Apr 30 2010
Using neutron beams and atomic-force microscopes, a team of university researchers working with the National Institute of Standards and Technology (NIST) may have resolved a 10-year-old question about an exotic class of "artificial muscles"—how do they work? Their results could influence the design of future specialized robotic tools.
These "artificial muscles," first demonstrated in the early 1990s, are "ionic polymer metal composite" (IPMC) actuators, a thin polymer strip plated on both surfaces with conducting metal. The basic unit of the polymer molecule has a charged component attached to it (hence, "ionic"), and it forms a sort of open, permeable structure that can be soaked with water molecules and oppositely charged ions. A modest electric charge across the metalized surfaces will cause the strip to flex in one direction; an alternating charge will make it wiggle like a fish's tail. But why?

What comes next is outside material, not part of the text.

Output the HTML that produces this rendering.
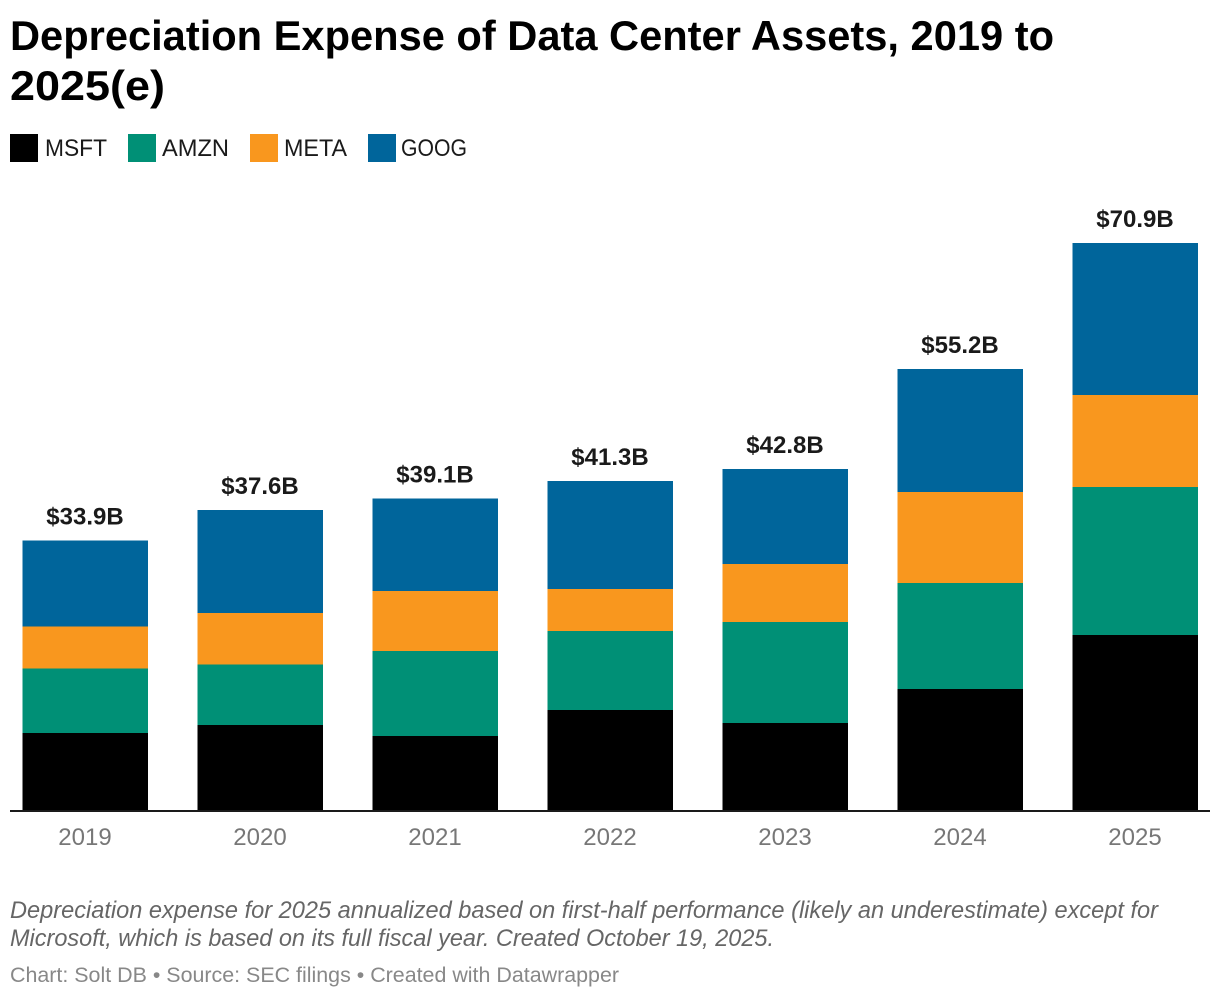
<!DOCTYPE html>
<html lang="en">
<head>
<meta charset="utf-8">
<title>Depreciation Expense of Data Center Assets, 2019 to 2025(e)</title>
<style>
  html, body { margin: 0; padding: 0; background: #fff; }
  body { width: 1220px; height: 1000px; overflow: hidden; }
  svg { display: block; }
  text { font-family: "Liberation Sans", sans-serif; }
</style>
</head>
<body>
<svg id="chart" width="1220" height="1000" viewBox="0 0 1220 1000" xmlns="http://www.w3.org/2000/svg">
  <rect x="0" y="0" width="1220" height="1000" fill="#ffffff"/>
  <g font-size="42" font-weight="700" fill="#000000">
    <text x="10" y="50" textLength="1044" lengthAdjust="spacingAndGlyphs">Depreciation Expense of Data Center Assets, 2019 to</text>
    <text x="10" y="100" textLength="155" lengthAdjust="spacingAndGlyphs">2025(e)</text>
  </g>
  <g font-size="24" fill="#1a1a1a">
    <g>
      <rect x="10" y="134" width="28" height="28" fill="#000000"/>
      <text x="45" y="156" textLength="62" lengthAdjust="spacingAndGlyphs">MSFT</text>
    </g>
    <g>
      <rect x="128" y="134" width="28" height="28" fill="#009076"/>
      <text x="162" y="156" textLength="67" lengthAdjust="spacingAndGlyphs">AMZN</text>
    </g>
    <g>
      <rect x="250" y="134" width="28" height="28" fill="#f9971e"/>
      <text x="284" y="156" textLength="63" lengthAdjust="spacingAndGlyphs">META</text>
    </g>
    <g>
      <rect x="368" y="134" width="28" height="28" fill="#00659b"/>
      <text x="401" y="156" textLength="66" lengthAdjust="spacingAndGlyphs">GOOG</text>
    </g>
  </g>
  <g id="bars" shape-rendering="crispEdges"></g>
  <g id="totals"></g>
  <line x1="10" x2="1210" y1="811" y2="811" stroke="#1a1a1a" stroke-width="2"/>
  <g id="ticks"></g>
  <g font-size="24" font-style="italic" fill="#666666">
    <text x="10" y="918" textLength="1148" lengthAdjust="spacingAndGlyphs">Depreciation expense for 2025 annualized based on first-half performance (likely an underestimate) except for</text>
    <text x="10" y="946" textLength="764" lengthAdjust="spacingAndGlyphs">Microsoft, which is based on its full fiscal year. Created October 19, 2025.</text>
  </g>
  <text x="10" y="982" font-size="21.500" fill="#888888" textLength="609" lengthAdjust="spacingAndGlyphs">Chart: Solt DB • Source: SEC filings • Created with Datawrapper</text>
</svg>
<script>
const categories = ["2019", "2020", "2021", "2022", "2023", "2024", "2025"];
const msftValues = [9.6, 10.6, 9.25, 12.5, 10.9, 15.1, 21.9];
const amznValues = [8.1, 7.6, 10.6, 9.9, 12.6, 13.25, 18.5];
const metaValues = [5.25, 6.4, 7.5, 5.25, 7.25, 11.4, 11.5];
const googValues = [10.75, 12.9, 11.6, 13.5, 11.9, 15.4, 19.0];
const totalLabels = ["$33.9B", "$37.6B", "$39.1B", "$41.3B", "$42.8B", "$55.2B", "$70.9B"];

const NS = "http://www.w3.org/2000/svg";
const seriesList = [
  { key: "msft", color: "#000000", values: msftValues },
  { key: "amzn", color: "#009076", values: amznValues },
  { key: "meta", color: "#f9971e", values: metaValues },
  { key: "goog", color: "#00659b", values: googValues }
];

function yScale(v) { return 810 - v * 8; }
function xCenter(i) { return 85 + i * 175; }
const barWidth = 125.5;

const barsGroup = document.getElementById("bars");
const totalsGroup = document.getElementById("totals");
const ticksGroup = document.getElementById("ticks");

categories.forEach(function (cat, i) {
  let running = 0;
  seriesList.forEach(function (s) {
    const v = s.values[i];
    const y0 = yScale(running);
    const y1 = yScale(running + v);
    const r = document.createElementNS(NS, "rect");
    
    
    r.setAttribute("x", xCenter(i) - barWidth / 2);
    r.setAttribute("y", y1);
    r.setAttribute("width", barWidth);
    r.setAttribute("height", y0 - y1);
    r.setAttribute("fill", s.color);
    barsGroup.appendChild(r);
    running += v;
  });

  const label = document.createElementNS(NS, "text");
  
  
  label.setAttribute("x", xCenter(i));
  label.setAttribute("y", yScale(running) - 16);
  label.setAttribute("text-anchor", "middle");
  label.setAttribute("font-size", "24");
  label.setAttribute("font-weight", "700");
  label.setAttribute("fill", "#1a1a1a");
  label.textContent = totalLabels[i];
  totalsGroup.appendChild(label);

  const tick = document.createElementNS(NS, "text");
  
  
  tick.setAttribute("x", xCenter(i));
  tick.setAttribute("y", 845);
  tick.setAttribute("text-anchor", "middle");
  tick.setAttribute("font-size", "24");
  tick.setAttribute("fill", "#777777");
  tick.textContent = cat;
  ticksGroup.appendChild(tick);
});
</script>
</body>
</html>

"There has been a lot of debate as to the mechanism of actuation in these kinds of systems," says NIST materials scientist Kirt Page. One possibility was that the electric charge on the metalized faces causes the polymer and the free ions to reorient themselves next to the metal, stretching one side and contracting the other. But using a neutron beam at the NIST Center for Neutron Research (NCNR) to watch an IPMC in action as it wiggled back and forth, the team found something very different. Neutrons are particularly good for mapping the locations of water molecules, and they showed that a major force in the actuator is hydraulics. "The water and ions move to one electrode swelling one side and dehydrating the other, causing that to contract, and it bends in that direction," explains Virginia Tech professor Robert Moore, who directed the research. "Then you flip the potential, the ions come screaming back—positive ions again moving towards the new negative electrode—and you can go back and forth."
It happens surprisingly fast, according to Page. "People weren't quite convinced that water could actually move over these distances that quickly," he says, "This paper is the first to show that in fact, this gradient in the water concentration is established almost instantaneously."
A better understanding of just how IPMC actuators work could allow researchers to engineer better materials of this type with improved performance. Current actuators can be small and light-weight, and they can flex over relatively large distances, but the force they can generate is low so these "muscles" are not very strong, according to Moore. They could be used in microfluidic systems as pumps or valves, as tiny robotic grippers in applications where other actuators are impractical or even, says Moore, "as actual artificial muscles in living tissues. I think we're still in the infancy stage of using these. There are still quite a number of details about the mechanism that we need to unlock."